* [Data block]:
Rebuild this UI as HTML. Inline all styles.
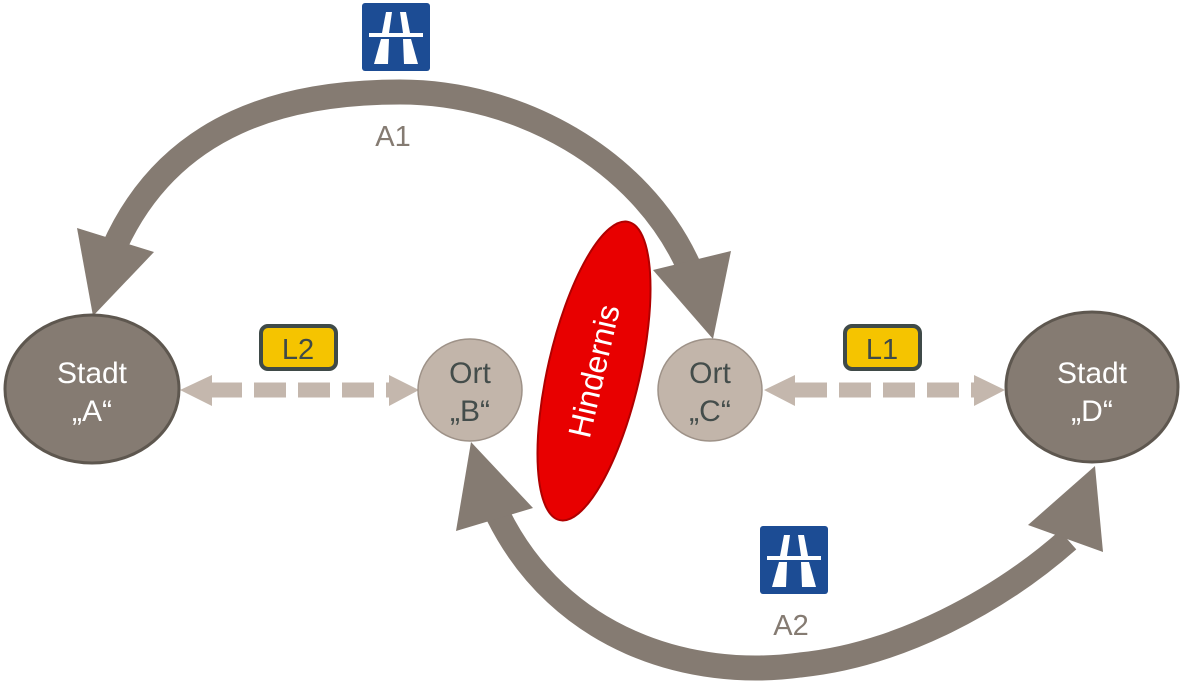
<!DOCTYPE html>
<html><head><meta charset="utf-8"><style>
html,body{margin:0;padding:0;background:#fff;}
svg{display:block;}
text{font-family:"Liberation Sans",Arial,sans-serif;}
</style></head><body>
<svg width="1180" height="683" viewBox="0 0 1180 683" xmlns="http://www.w3.org/2000/svg">
<!-- top arc A1 -->
<path d="M 113,250 C 170,120 290,92 400,92 C 520,92 640,160 688,265" fill="none" stroke="#857b72" stroke-width="25"/>
<polygon points="93,316 77,228 154,252" fill="#857b72"/>
<polygon points="713,339 653,270 731,251" fill="#857b72"/>
<!-- bottom arc A2 -->
<path d="M 498,515 C 560,640 690,680 800,665 C 900,655 1000,600 1068,540" fill="none" stroke="#857b72" stroke-width="25"/>
<polygon points="471,442 456,531 533,508" fill="#857b72"/>
<polygon points="1095,466 1028,525 1103,552" fill="#857b72"/>
<!-- dashed L2 -->
<line x1="210" y1="390" x2="390" y2="390" stroke="#c4b7ad" stroke-width="15" stroke-dasharray="32,12"/>
<polygon points="180,390 212,375 212,406" fill="#c4b7ad"/>
<polygon points="419,390 389,375 389,406" fill="#c4b7ad"/>
<!-- dashed L1 -->
<line x1="795" y1="390" x2="975" y2="390" stroke="#c4b7ad" stroke-width="15" stroke-dasharray="32,12"/>
<polygon points="764,390 795,375 795,406" fill="#c4b7ad"/>
<polygon points="1005,390 974,375 974,406" fill="#c4b7ad"/>
<!-- nodes -->
<ellipse cx="92" cy="389" rx="87" ry="74" fill="#857b72" stroke="#5e574f" stroke-width="3"/>
<text x="92" y="383" font-size="30" fill="#fff" text-anchor="middle">Stadt</text>
<text x="92" y="421" font-size="30" fill="#fff" text-anchor="middle">„A“</text>
<ellipse cx="1092" cy="387" rx="86" ry="75" fill="#857b72" stroke="#5e574f" stroke-width="3"/>
<text x="1092" y="383" font-size="30" fill="#fff" text-anchor="middle">Stadt</text>
<text x="1092" y="421" font-size="30" fill="#fff" text-anchor="middle">„D“</text>
<ellipse cx="470" cy="390" rx="52" ry="51" fill="#c2b5aa" stroke="#9e9288" stroke-width="1.5"/>
<text x="470" y="383" font-size="30" fill="#444d4b" text-anchor="middle">Ort</text>
<text x="470" y="421" font-size="30" fill="#444d4b" text-anchor="middle">„B“</text>
<ellipse cx="710" cy="390" rx="52" ry="51" fill="#c2b5aa" stroke="#9e9288" stroke-width="1.5"/>
<text x="710" y="383" font-size="30" fill="#444d4b" text-anchor="middle">Ort</text>
<text x="710" y="421" font-size="30" fill="#444d4b" text-anchor="middle">„C“</text>
<!-- Hindernis -->
<g transform="translate(594,371) rotate(-77)">
<ellipse cx="0" cy="0" rx="153" ry="46" fill="#e80000" stroke="#b00000" stroke-width="2"/>
<text x="0" y="11" font-size="32" fill="#fff" text-anchor="middle">Hindernis</text>
</g>
<!-- L boxes -->
<rect x="261" y="326" width="75" height="43" rx="7" fill="#f5c400" stroke="#3f4a48" stroke-width="4"/>
<text x="298" y="359" font-size="29" fill="#3f4a48" text-anchor="middle">L2</text>
<rect x="845" y="326" width="75" height="43" rx="7" fill="#f5c400" stroke="#3f4a48" stroke-width="4"/>
<text x="882" y="359" font-size="29" fill="#3f4a48" text-anchor="middle">L1</text>
<!-- motorway signs -->
<g id="sign" transform="translate(362,3)">
<rect x="0" y="0" width="68" height="68" rx="3" fill="#1c4c94"/>
<polygon points="24,9 30,9 27,30 20,30" fill="#fff"/>
<polygon points="38,9 44,9 48,30 41,30" fill="#fff"/>
<rect x="7" y="30" width="54" height="4" fill="#fff"/>
<polygon points="19,36 27,36 26,61 12,61" fill="#fff"/>
<polygon points="41,36 49,36 56,61 42,61" fill="#fff"/>
</g>
<use href="#sign" transform="translate(398,523)"/>
<text x="393" y="146" font-size="29" fill="#857b72" text-anchor="middle">A1</text>
<text x="791" y="635" font-size="29" fill="#857b72" text-anchor="middle">A2</text>
</svg>
</body></html>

* [Stated goal]: Take the listing above and print it exactly, apart from the pictures.

* [In response]:
Rebuild this UI as HTML. Inline all styles.
<!DOCTYPE html>
<html><head><meta charset="utf-8"><style>
html,body{margin:0;padding:0;background:#fff;}
svg{display:block;}
text{font-family:"Liberation Sans",Arial,sans-serif;}
</style></head><body>
<svg width="1180" height="683" viewBox="0 0 1180 683" xmlns="http://www.w3.org/2000/svg">
<!-- top arc A1 -->
<path d="M 113,250 C 170,120 290,92 400,92 C 520,92 640,160 688,265" fill="none" stroke="#857b72" stroke-width="25"/>
<polygon points="93,316 77,228 154,252" fill="#857b72"/>
<polygon points="713,339 653,270 731,251" fill="#857b72"/>
<!-- bottom arc A2 -->
<path d="M 498,515 C 560,640 690,680 800,665 C 900,655 1000,600 1068,540" fill="none" stroke="#857b72" stroke-width="25"/>
<polygon points="471,442 456,531 533,508" fill="#857b72"/>
<polygon points="1095,466 1028,525 1103,552" fill="#857b72"/>
<!-- dashed L2 -->
<line x1="210" y1="390" x2="390" y2="390" stroke="#c4b7ad" stroke-width="15" stroke-dasharray="32,12"/>
<polygon points="180,390 212,375 212,406" fill="#c4b7ad"/>
<polygon points="419,390 389,375 389,406" fill="#c4b7ad"/>
<!-- dashed L1 -->
<line x1="795" y1="390" x2="975" y2="390" stroke="#c4b7ad" stroke-width="15" stroke-dasharray="32,12"/>
<polygon points="764,390 795,375 795,406" fill="#c4b7ad"/>
<polygon points="1005,390 974,375 974,406" fill="#c4b7ad"/>
<!-- nodes -->
<ellipse cx="92" cy="389" rx="87" ry="74" fill="#857b72" stroke="#5e574f" stroke-width="3"/>
<text x="92" y="383" font-size="30" fill="#fff" text-anchor="middle">Stadt</text>
<text x="92" y="421" font-size="30" fill="#fff" text-anchor="middle">„A“</text>
<ellipse cx="1092" cy="387" rx="86" ry="75" fill="#857b72" stroke="#5e574f" stroke-width="3"/>
<text x="1092" y="383" font-size="30" fill="#fff" text-anchor="middle">Stadt</text>
<text x="1092" y="421" font-size="30" fill="#fff" text-anchor="middle">„D“</text>
<ellipse cx="470" cy="390" rx="52" ry="51" fill="#c2b5aa" stroke="#9e9288" stroke-width="1.5"/>
<text x="470" y="383" font-size="30" fill="#444d4b" text-anchor="middle">Ort</text>
<text x="470" y="421" font-size="30" fill="#444d4b" text-anchor="middle">„B“</text>
<ellipse cx="710" cy="390" rx="52" ry="51" fill="#c2b5aa" stroke="#9e9288" stroke-width="1.5"/>
<text x="710" y="383" font-size="30" fill="#444d4b" text-anchor="middle">Ort</text>
<text x="710" y="421" font-size="30" fill="#444d4b" text-anchor="middle">„C“</text>
<!-- Hindernis -->
<g transform="translate(594,371) rotate(-77)">
<ellipse cx="0" cy="0" rx="153" ry="46" fill="#e80000" stroke="#b00000" stroke-width="2"/>
<text x="0" y="11" font-size="32" fill="#fff" text-anchor="middle">Hindernis</text>
</g>
<!-- L boxes -->
<rect x="261" y="326" width="75" height="43" rx="7" fill="#f5c400" stroke="#3f4a48" stroke-width="4"/>
<text x="298" y="359" font-size="29" fill="#3f4a48" text-anchor="middle">L2</text>
<rect x="845" y="326" width="75" height="43" rx="7" fill="#f5c400" stroke="#3f4a48" stroke-width="4"/>
<text x="882" y="359" font-size="29" fill="#3f4a48" text-anchor="middle">L1</text>
<!-- motorway signs -->
<g id="sign" transform="translate(362,3)">
<rect x="0" y="0" width="68" height="68" rx="3" fill="#1c4c94"/>
<polygon points="24,9 30,9 27,30 20,30" fill="#fff"/>
<polygon points="38,9 44,9 48,30 41,30" fill="#fff"/>
<rect x="7" y="30" width="54" height="4" fill="#fff"/>
<polygon points="19,36 27,36 26,61 12,61" fill="#fff"/>
<polygon points="41,36 49,36 56,61 42,61" fill="#fff"/>
</g>
<use href="#sign" transform="translate(398,523)"/>
<text x="393" y="146" font-size="29" fill="#857b72" text-anchor="middle">A1</text>
<text x="791" y="635" font-size="29" fill="#857b72" text-anchor="middle">A2</text>
</svg>
</body></html>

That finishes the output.